## WHAT TO WORK ON:
Skip the pictures, please, and write out exactly the lines from the opening of the data through the line containing "x_end = n *".

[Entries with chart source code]
□ □ □
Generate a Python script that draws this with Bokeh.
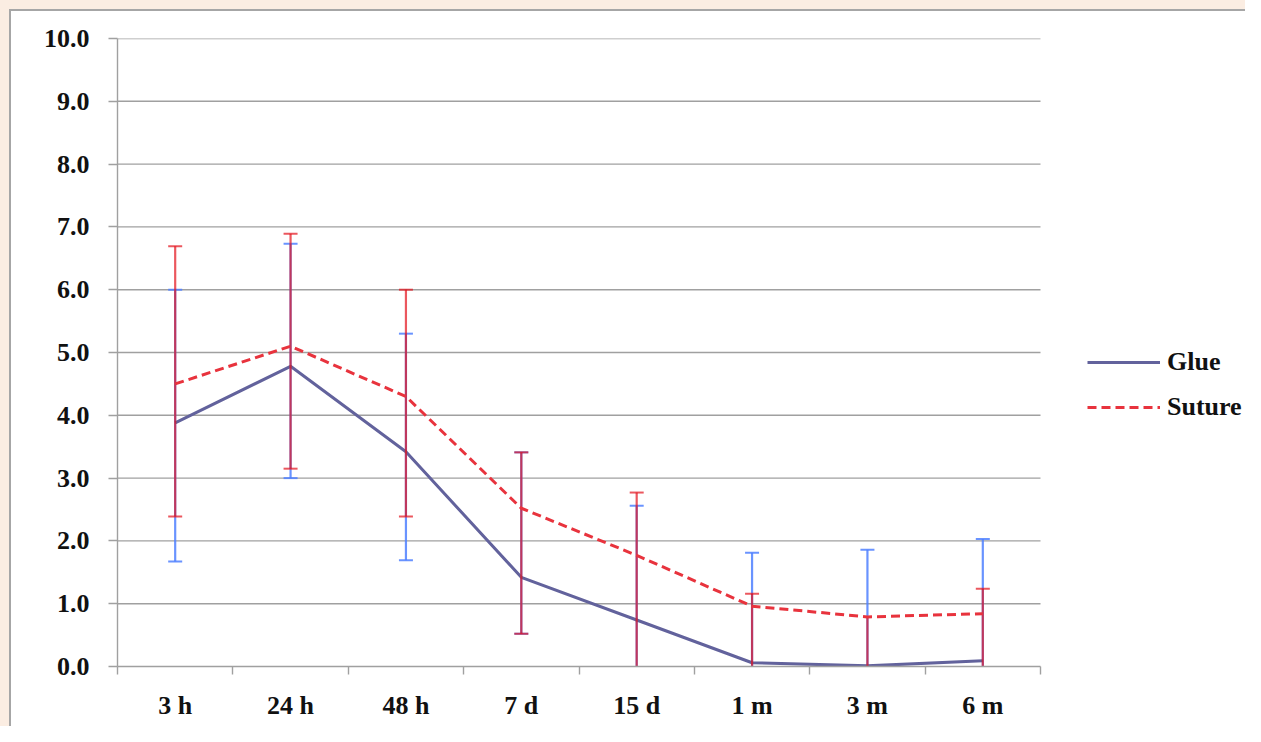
from bokeh.plotting import figure
from bokeh.models import FixedTicker, Legend, LegendItem, PrintfTickFormatter
from bokeh.embed import file_html
from bokeh.resources import INLINE

categories = ["3 h", "24 h", "48 h", "7 d", "15 d", "1 m", "3 m", "6 m"]
glue = [3.88, 4.78, 3.42, 1.42, 0.74, 0.06, 0.01, 0.09]
suture = [4.50, 5.10, 4.30, 2.52, 1.77, 0.96, 0.79, 0.84]
glue_upper = [6.00, 6.73, 5.30, 3.41, 2.56, 1.81, 1.86, 2.03]
glue_lower = [1.67, 3.00, 1.69, 0.52, 0.00, 0.00, 0.00, 0.00]
suture_upper = [6.69, 6.89, 6.00, 3.41, 2.77, 1.16, 0.79, 1.24]
suture_lower = [2.39, 3.15, 2.39, 0.52, 0.00, 0.00, 0.00, 0.00]
y_ticks = [0, 1, 2, 3, 4, 5, 6, 7, 8, 9, 10]

FONT = "Liberation Serif"
FSIZE = "26px"
GRID = "#A0A0A0"
GLUE_C = "#62629C"
SUT_C = "#E8333D"
GLUE_ERR = "#4F80FF"
SUT_ERR = "#E3101A"
PEACH = "#FBEDE2"

EDGE = 9  # peach strip on top/left
W, H = 1245, 726
LEFT, TOP = 117 - EDGE, 38 - EDGE
BOTTOM = H + EDGE - 666
PLOT_W = 923  # pixel width of the category area

n = len(categories)
xs = [i + 0.5 for i in range(n)]
bounds = list(range(n + 1))
x_end = n * (W - LEFT) / PLOT_W  # extra room on the right for the legend

p = figure(width=W, height=H, x_range=(0, x_end), y_range=(0, 10),
           output_backend="svg", toolbar_location=None,
           min_border_left=LEFT, min_border_top=TOP, min_border_right=0, min_border_bottom=BOTTOM)
p.styles = {"border-top": f"{EDGE}px solid {PEACH}", "border-left": f"{EDGE}px solid {PEACH}",
            "background-color": "white", "box-shadow": "inset 2px 2px 0 0 #A6A6A6"}
p.outline_line_color = None
p.background_fill_color = "white"
p.border_fill_alpha = 0

p.xgrid.visible = False
p.ygrid.visible = False
# horizontal gridlines limited to the category area
p.segment(x0=[0] * (len(y_ticks) - 1), x1=[n] * (len(y_ticks) - 1),
          y0=y_ticks[1:], y1=y_ticks[1:], line_color=GRID, line_width=1.4)

ya = p.yaxis[0]
ya.ticker = FixedTicker(ticks=y_ticks)
ya.formatter = PrintfTickFormatter(format="%.1f")
ya.major_label_text_font = FONT
ya.major_label_text_font_style = "bold"
ya.major_label_text_font_size = FSIZE
ya.major_label_text_color = "#111111"
ya.major_tick_out = 9
ya.major_tick_in = 0
ya.minor_tick_out = 0
ya.minor_tick_in = 0
ya.axis_line_color = GRID
ya.axis_line_width = 1.4
ya.major_tick_line_color = GRID
ya.major_tick_line_width = 1.4
ya.major_label_standoff = 19

xa = p.xaxis[0]
xa.bounds = (0, n)
xa.ticker = FixedTicker(ticks=xs, minor_ticks=bounds)
xa.major_label_overrides = {x: c for x, c in zip(xs, categories)}
xa.major_label_text_font = FONT
xa.major_label_text_font_style = "bold"
xa.major_label_text_font_size = FSIZE
xa.major_label_text_color = "#111111"
xa.major_tick_out = 0
xa.major_tick_in = 0
xa.minor_tick_out = 8
xa.minor_tick_in = 0
xa.minor_tick_line_color = GRID
xa.minor_tick_line_width = 1.4
xa.axis_line_color = GRID
xa.axis_line_width = 1.4
xa.major_label_standoff = 16


def error_bars(vals, upper, lower, color, alpha):
    p.segment(x0=xs, y0=[l if l > 0 else -1 for l in lower], x1=xs, y1=upper,
              line_color=color, line_alpha=alpha, line_width=2.2)
    ux = [x for x, u, v in zip(xs, upper, vals) if u > v]
    uy = [u for u, v in zip(upper, vals) if u > v]
    p.scatter(ux, uy, marker="dash", size=14, line_color=color, line_alpha=alpha, line_width=2)
    lx = [x for x, l in zip(xs, lower) if l > 0]
    ly = [l for l in lower if l > 0]
    p.scatter(lx, ly, marker="dash", size=14, line_color=color, line_alpha=alpha, line_width=2)


error_bars(glue, glue_upper, glue_lower, GLUE_ERR, 0.85)
glue_r = p.line(xs, glue, line_color=GLUE_C, line_width=3)
error_bars(suture, suture_upper, suture_lower, SUT_ERR, 0.7)
sut_r = p.line(xs, suture, line_color=SUT_C, line_width=3, line_dash="9 5")

legend = Legend(items=[LegendItem(label="Glue", renderers=[glue_r]),
                       LegendItem(label="Suture", renderers=[sut_r])],
                location=(PLOT_W + 47, 244), glyph_width=73, glyph_height=24,
                label_height=24, spacing=15, label_standoff=7, padding=0, margin=0,
                border_line_color=None, background_fill_alpha=0,
                label_text_font=FONT, label_text_font_style="bold",
                label_text_font_size=FSIZE, label_text_color="#111111")
p.add_layout(legend)

open("out.html", "w").write(file_html(p, INLINE))
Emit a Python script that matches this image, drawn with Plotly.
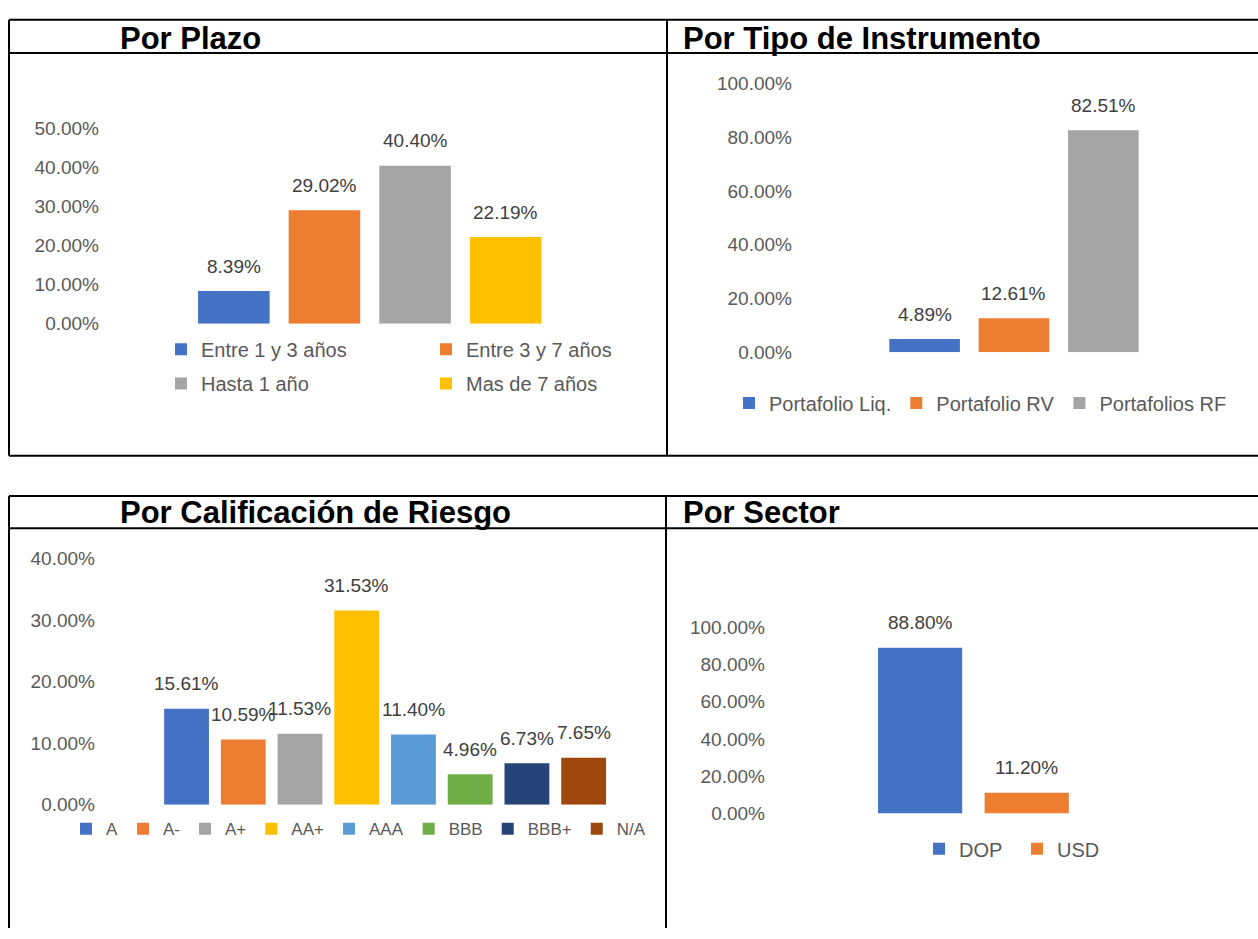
import plotly.graph_objects as go

W, H = 1258, 939


def X(px):
    return px / W


def Y(py):
    return 1 - py / H


# ---------------- data ----------------
plazo_cats = ["Entre 1 y 3 años", "Entre 3 y 7 años", "Hasta 1 año", "Mas de 7 años"]
plazo_vals = [8.39, 29.02, 40.40, 22.19]

instr_cats = ["Portafolio Liq.", "Portafolio RV", "Portafolios RF"]
instr_vals = [4.89, 12.61, 82.51]

calif_cats = ["A", "A-", "A+", "AA+", "AAA", "BBB", "BBB+", "N/A"]
calif_vals = [15.61, 10.59, 11.53, 31.53, 11.40, 4.96, 6.73, 7.65]

sector_cats = ["DOP", "USD"]
sector_vals = [88.80, 11.20]

titles = ["Por Plazo", "Por Tipo de Instrumento", "Por Calificación de Riesgo", "Por Sector"]

# ---------------- styles ----------------
office = ["#4472C4", "#ED7D31", "#A5A5A5", "#FFC000", "#5B9BD5", "#70AD47", "#264478", "#9E480E"]
FONT = "Liberation Sans, Arial, sans-serif"
TICK_COLOR = "#595959"
LABEL_COLOR = "#404040"

fig = go.Figure()

panels = [
    dict(cats=plazo_cats, vals=plazo_vals, ax="", xd=(100, 551), yd=(321, 121), yr=(0, 50), dt=10,
         xr=(-1.477, 3.5), legends=["legend", "legend", "legend2", "legend2"]),
    dict(cats=instr_cats, vals=instr_vals, ax="2", xd=(793, 1148), yd=(350, 75), yr=(0, 100), dt=20,
         xr=(-1.473, 2.5), legends=["legend3"] * 3),
    dict(cats=calif_cats, vals=calif_vals, ax="3", xd=(96, 612), yd=(813, 561), yr=(0, 40), dt=10,
         xr=(-1.596, 7.5), legends=["legend4"] * 8),
    dict(cats=sector_cats, vals=sector_vals, ax="4", xd=(766, 1080), yd=(822, 631), yr=(0, 100), dt=20,
         xr=(-1.446, 1.5), legends=["legend5"] * 2),
]

annotations = []
for p in panels:
    for i, (c, v) in enumerate(zip(p["cats"], p["vals"])):
        fig.add_trace(go.Bar(
            x=[c], y=[v], name=c, width=0.79,
            marker=dict(color=office[i], line=dict(width=0)),
            xaxis="x" + p["ax"], yaxis="y" + p["ax"],
            legend=p["legends"][i], hoverinfo="skip",
        ))
        annotations.append(dict(
            x=c, y=v, xref="x" + p["ax"], yref="y" + p["ax"],
            text=f"{v:.2f}%", showarrow=False, yanchor="middle", yshift=25,
            font=dict(family=FONT, size=19, color=LABEL_COLOR),
        ))
    fig.layout["xaxis" + p["ax"]] = dict(
        domain=[X(p["xd"][0]), X(p["xd"][1])], range=list(p["xr"]), type="category",
        categoryarray=p["cats"], showticklabels=False, showgrid=False, zeroline=False,
        showline=False, ticks="", anchor="y" + p["ax"], fixedrange=True,
    )
    fig.layout["yaxis" + p["ax"]] = dict(
        domain=[Y(p["yd"][0]), Y(p["yd"][1])], range=list(p["yr"]), dtick=p["dt"],
        tickformat=".2f", ticksuffix="%", showgrid=False, zeroline=False, showline=False,
        ticks="", anchor="x" + p["ax"], fixedrange=True,
        tickfont=dict(family=FONT, size=19, color=TICK_COLOR),
    )

# titles
title_pos = [(118, 29), (681, 29), (118, 514), (681, 514)]
for t, (px, py) in zip(titles, title_pos):
    annotations.append(dict(
        x=X(px), y=Y(py), xref="paper", yref="paper", text=f"<b>{t}</b>", showarrow=False,
        xanchor="left", yanchor="middle", font=dict(family=FONT, size=31, color="#000000"),
    ))

# table borders
shapes = []


def hline(py, x0=9, x1=1258):
    shapes.append(dict(type="line", xref="paper", yref="paper", x0=X(x0), x1=X(x1),
                       y0=Y(py), y1=Y(py), line=dict(color="black", width=2)))


def vline(px, y0, y1):
    shapes.append(dict(type="line", xref="paper", yref="paper", x0=X(px), x1=X(px),
                       y0=Y(y0), y1=Y(y1), line=dict(color="black", width=2)))


for py in (10, 44, 456, 497, 530):
    hline(py)
vline(9, 10, 456)
vline(667, 10, 456)
vline(9, 497, 939)
vline(666, 497, 939)

legend_base = dict(orientation="h", xanchor="left", yanchor="middle", bgcolor="rgba(0,0,0,0)",
                   font=dict(family=FONT, size=20, color=TICK_COLOR), tracegroupgap=0,
                   itemclick=False, itemdoubleclick=False)

fig.update_layout(
    width=W, height=H, margin=dict(l=0, r=0, t=0, b=0),
    paper_bgcolor="white", plot_bgcolor="white", barmode="overlay",
    showlegend=True, annotations=annotations, shapes=shapes,
    legend=dict(legend_base, x=X(161), y=Y(347), entrywidth=220),
    legend2=dict(legend_base, x=X(161), y=Y(382), entrywidth=220),
    legend3=dict(legend_base, x=X(729), y=Y(402)),
    legend4=dict(legend_base, x=X(66), y=Y(838), font=dict(family=FONT, size=17, color=TICK_COLOR)),
    legend5=dict(legend_base, x=X(919), y=Y(858), entrywidth=53),
)

fig.write_html(
    "out.html",
    config={"displayModeBar": False, "staticPlot": True},
    post_script=(
        "document.body.style.margin='0';document.body.style.padding='0';"
        "document.documentElement.style.overflow='hidden';"
        "var d=document.querySelector('.plotly-graph-div');"
        "d.style.position='fixed';d.style.top='0px';d.style.left='0px';"
    ),
)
□ □ □
## EXERCISE RESPONSE:
Generate a Python script that draws this with Bokeh.
from bokeh.plotting import figure
from bokeh.models import FixedTicker, Legend, LegendItem, PrintfTickFormatter
from bokeh.embed import file_html
from bokeh.resources import INLINE

categories = ["3 h", "24 h", "48 h", "7 d", "15 d", "1 m", "3 m", "6 m"]
glue = [3.88, 4.78, 3.42, 1.42, 0.74, 0.06, 0.01, 0.09]
suture = [4.50, 5.10, 4.30, 2.52, 1.77, 0.96, 0.79, 0.84]
glue_upper = [6.00, 6.73, 5.30, 3.41, 2.56, 1.81, 1.86, 2.03]
glue_lower = [1.67, 3.00, 1.69, 0.52, 0.00, 0.00, 0.00, 0.00]
suture_upper = [6.69, 6.89, 6.00, 3.41, 2.77, 1.16, 0.79, 1.24]
suture_lower = [2.39, 3.15, 2.39, 0.52, 0.00, 0.00, 0.00, 0.00]
y_ticks = [0, 1, 2, 3, 4, 5, 6, 7, 8, 9, 10]

FONT = "Liberation Serif"
FSIZE = "26px"
GRID = "#A0A0A0"
GLUE_C = "#62629C"
SUT_C = "#E8333D"
GLUE_ERR = "#4F80FF"
SUT_ERR = "#E3101A"
PEACH = "#FBEDE2"

EDGE = 9  # peach strip on top/left
W, H = 1245, 726
LEFT, TOP = 117 - EDGE, 38 - EDGE
BOTTOM = H + EDGE - 666
PLOT_W = 923  # pixel width of the category area

n = len(categories)
xs = [i + 0.5 for i in range(n)]
bounds = list(range(n + 1))
x_end = n * (W - LEFT) / PLOT_W  # extra room on the right for the legend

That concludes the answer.